__PROBLEM TO SOLVE__
Everything from the first line down to the line containing "const baseY = 770;" is to be retyped exactly, both ends included, with pictures left out.

###

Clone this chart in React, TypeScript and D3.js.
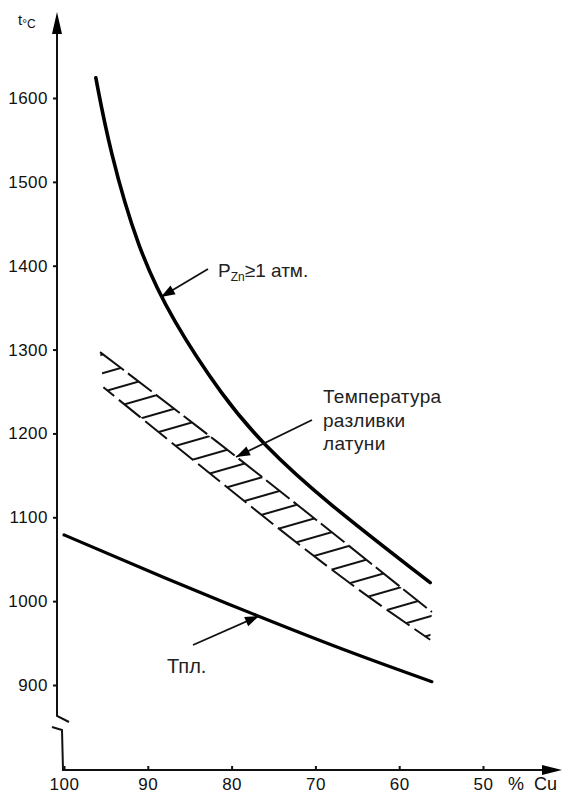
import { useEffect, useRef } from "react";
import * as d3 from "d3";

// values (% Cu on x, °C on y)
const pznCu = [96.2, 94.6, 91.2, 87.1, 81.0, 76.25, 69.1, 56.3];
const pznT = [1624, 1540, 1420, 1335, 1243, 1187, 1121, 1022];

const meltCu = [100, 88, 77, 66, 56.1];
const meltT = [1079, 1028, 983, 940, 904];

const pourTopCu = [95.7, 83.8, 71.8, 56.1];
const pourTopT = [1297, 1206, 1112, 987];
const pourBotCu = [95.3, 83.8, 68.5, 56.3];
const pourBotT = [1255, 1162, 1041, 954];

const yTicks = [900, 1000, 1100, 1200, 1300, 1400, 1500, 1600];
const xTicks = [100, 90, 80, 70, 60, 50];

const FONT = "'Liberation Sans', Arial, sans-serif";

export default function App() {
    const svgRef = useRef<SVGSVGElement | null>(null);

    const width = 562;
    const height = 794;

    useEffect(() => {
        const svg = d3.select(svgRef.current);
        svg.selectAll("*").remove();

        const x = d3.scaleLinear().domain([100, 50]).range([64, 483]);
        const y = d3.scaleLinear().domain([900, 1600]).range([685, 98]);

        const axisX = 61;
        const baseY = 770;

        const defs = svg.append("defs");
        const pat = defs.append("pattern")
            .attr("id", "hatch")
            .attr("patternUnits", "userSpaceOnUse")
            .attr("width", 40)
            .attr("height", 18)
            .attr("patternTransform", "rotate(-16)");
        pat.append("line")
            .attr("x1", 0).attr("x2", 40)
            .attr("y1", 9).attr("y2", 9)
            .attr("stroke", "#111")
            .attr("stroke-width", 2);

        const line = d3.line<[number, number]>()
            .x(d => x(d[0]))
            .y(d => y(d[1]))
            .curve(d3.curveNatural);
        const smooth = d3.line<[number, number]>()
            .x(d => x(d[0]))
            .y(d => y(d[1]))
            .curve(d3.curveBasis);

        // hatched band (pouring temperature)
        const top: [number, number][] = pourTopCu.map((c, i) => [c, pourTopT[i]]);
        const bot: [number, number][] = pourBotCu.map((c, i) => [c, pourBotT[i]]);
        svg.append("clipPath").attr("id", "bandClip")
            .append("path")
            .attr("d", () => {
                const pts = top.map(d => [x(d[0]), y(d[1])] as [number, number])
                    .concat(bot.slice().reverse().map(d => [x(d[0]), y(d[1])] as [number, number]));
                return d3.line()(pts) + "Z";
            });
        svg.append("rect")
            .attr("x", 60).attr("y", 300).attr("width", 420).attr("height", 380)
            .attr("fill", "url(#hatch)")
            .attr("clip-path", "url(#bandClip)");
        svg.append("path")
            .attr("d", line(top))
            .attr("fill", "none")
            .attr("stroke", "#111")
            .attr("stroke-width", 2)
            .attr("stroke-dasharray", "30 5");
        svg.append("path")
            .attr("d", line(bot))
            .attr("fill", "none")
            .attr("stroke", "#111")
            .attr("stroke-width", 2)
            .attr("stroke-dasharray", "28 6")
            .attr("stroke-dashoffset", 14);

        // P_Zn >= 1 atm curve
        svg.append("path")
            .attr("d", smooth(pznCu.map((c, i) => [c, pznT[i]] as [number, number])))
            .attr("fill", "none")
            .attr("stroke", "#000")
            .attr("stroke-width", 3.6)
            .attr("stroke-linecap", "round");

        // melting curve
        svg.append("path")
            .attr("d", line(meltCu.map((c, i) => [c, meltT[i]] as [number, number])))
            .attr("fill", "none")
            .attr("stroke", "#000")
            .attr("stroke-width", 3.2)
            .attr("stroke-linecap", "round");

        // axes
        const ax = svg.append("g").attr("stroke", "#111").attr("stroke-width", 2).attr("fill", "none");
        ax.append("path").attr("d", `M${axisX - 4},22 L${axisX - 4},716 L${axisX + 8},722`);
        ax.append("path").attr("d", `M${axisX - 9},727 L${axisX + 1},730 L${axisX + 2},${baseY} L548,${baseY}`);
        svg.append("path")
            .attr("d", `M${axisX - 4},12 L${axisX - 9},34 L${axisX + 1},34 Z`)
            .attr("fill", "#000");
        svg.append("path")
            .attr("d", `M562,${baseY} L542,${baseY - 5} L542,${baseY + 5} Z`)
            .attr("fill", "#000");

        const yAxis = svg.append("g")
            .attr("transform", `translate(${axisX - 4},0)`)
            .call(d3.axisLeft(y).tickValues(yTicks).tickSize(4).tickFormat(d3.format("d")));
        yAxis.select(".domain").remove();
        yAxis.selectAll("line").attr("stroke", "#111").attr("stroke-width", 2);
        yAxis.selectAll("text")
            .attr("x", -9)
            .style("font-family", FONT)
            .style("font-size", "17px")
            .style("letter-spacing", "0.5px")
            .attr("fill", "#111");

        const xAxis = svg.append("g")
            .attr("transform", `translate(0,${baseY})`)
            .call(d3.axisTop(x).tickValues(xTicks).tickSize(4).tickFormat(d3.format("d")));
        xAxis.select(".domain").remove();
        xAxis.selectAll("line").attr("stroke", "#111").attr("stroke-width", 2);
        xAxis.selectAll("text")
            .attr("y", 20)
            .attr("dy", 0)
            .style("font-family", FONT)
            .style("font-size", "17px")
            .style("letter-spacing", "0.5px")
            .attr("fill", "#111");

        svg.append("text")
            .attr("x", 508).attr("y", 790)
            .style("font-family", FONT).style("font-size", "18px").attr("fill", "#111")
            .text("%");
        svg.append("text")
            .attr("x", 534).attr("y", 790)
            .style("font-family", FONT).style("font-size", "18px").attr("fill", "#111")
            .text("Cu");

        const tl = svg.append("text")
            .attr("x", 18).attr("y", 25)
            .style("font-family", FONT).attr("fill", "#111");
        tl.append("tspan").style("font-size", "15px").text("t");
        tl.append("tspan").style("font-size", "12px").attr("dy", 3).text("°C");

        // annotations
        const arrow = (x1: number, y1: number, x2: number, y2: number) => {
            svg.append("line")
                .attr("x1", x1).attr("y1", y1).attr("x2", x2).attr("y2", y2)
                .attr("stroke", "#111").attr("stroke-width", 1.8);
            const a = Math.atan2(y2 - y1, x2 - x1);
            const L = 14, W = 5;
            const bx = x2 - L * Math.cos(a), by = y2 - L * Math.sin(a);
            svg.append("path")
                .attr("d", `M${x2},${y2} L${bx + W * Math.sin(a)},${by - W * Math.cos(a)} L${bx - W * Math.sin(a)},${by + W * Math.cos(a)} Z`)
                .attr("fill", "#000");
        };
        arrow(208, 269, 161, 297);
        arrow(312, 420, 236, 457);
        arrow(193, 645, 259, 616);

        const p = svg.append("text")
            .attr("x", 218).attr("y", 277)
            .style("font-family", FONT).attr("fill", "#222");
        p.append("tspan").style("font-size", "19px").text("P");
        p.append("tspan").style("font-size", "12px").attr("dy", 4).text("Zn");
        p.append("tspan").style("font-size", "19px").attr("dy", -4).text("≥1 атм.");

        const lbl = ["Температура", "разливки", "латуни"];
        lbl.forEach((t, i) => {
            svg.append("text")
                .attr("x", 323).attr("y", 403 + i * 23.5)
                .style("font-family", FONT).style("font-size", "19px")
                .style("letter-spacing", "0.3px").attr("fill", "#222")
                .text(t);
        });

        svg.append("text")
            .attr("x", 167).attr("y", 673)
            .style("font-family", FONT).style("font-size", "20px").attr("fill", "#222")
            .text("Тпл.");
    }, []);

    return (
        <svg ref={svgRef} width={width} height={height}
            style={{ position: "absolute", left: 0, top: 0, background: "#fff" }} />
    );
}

###

__EXERCISE RESPONSE__
Clone this chart in React, TypeScript and D3.js.
import { useEffect, useRef } from "react";
import * as d3 from "d3";

// values (% Cu on x, °C on y)
const pznCu = [96.2, 94.6, 91.2, 87.1, 81.0, 76.25, 69.1, 56.3];
const pznT = [1624, 1540, 1420, 1335, 1243, 1187, 1121, 1022];

const meltCu = [100, 88, 77, 66, 56.1];
const meltT = [1079, 1028, 983, 940, 904];

const pourTopCu = [95.7, 83.8, 71.8, 56.1];
const pourTopT = [1297, 1206, 1112, 987];
const pourBotCu = [95.3, 83.8, 68.5, 56.3];
const pourBotT = [1255, 1162, 1041, 954];

const yTicks = [900, 1000, 1100, 1200, 1300, 1400, 1500, 1600];
const xTicks = [100, 90, 80, 70, 60, 50];

const FONT = "'Liberation Sans', Arial, sans-serif";

export default function App() {
    const svgRef = useRef<SVGSVGElement | null>(null);

    const width = 562;
    const height = 794;

    useEffect(() => {
        const svg = d3.select(svgRef.current);
        svg.selectAll("*").remove();

        const x = d3.scaleLinear().domain([100, 50]).range([64, 483]);
        const y = d3.scaleLinear().domain([900, 1600]).range([685, 98]);

        const axisX = 61;
        const baseY = 770;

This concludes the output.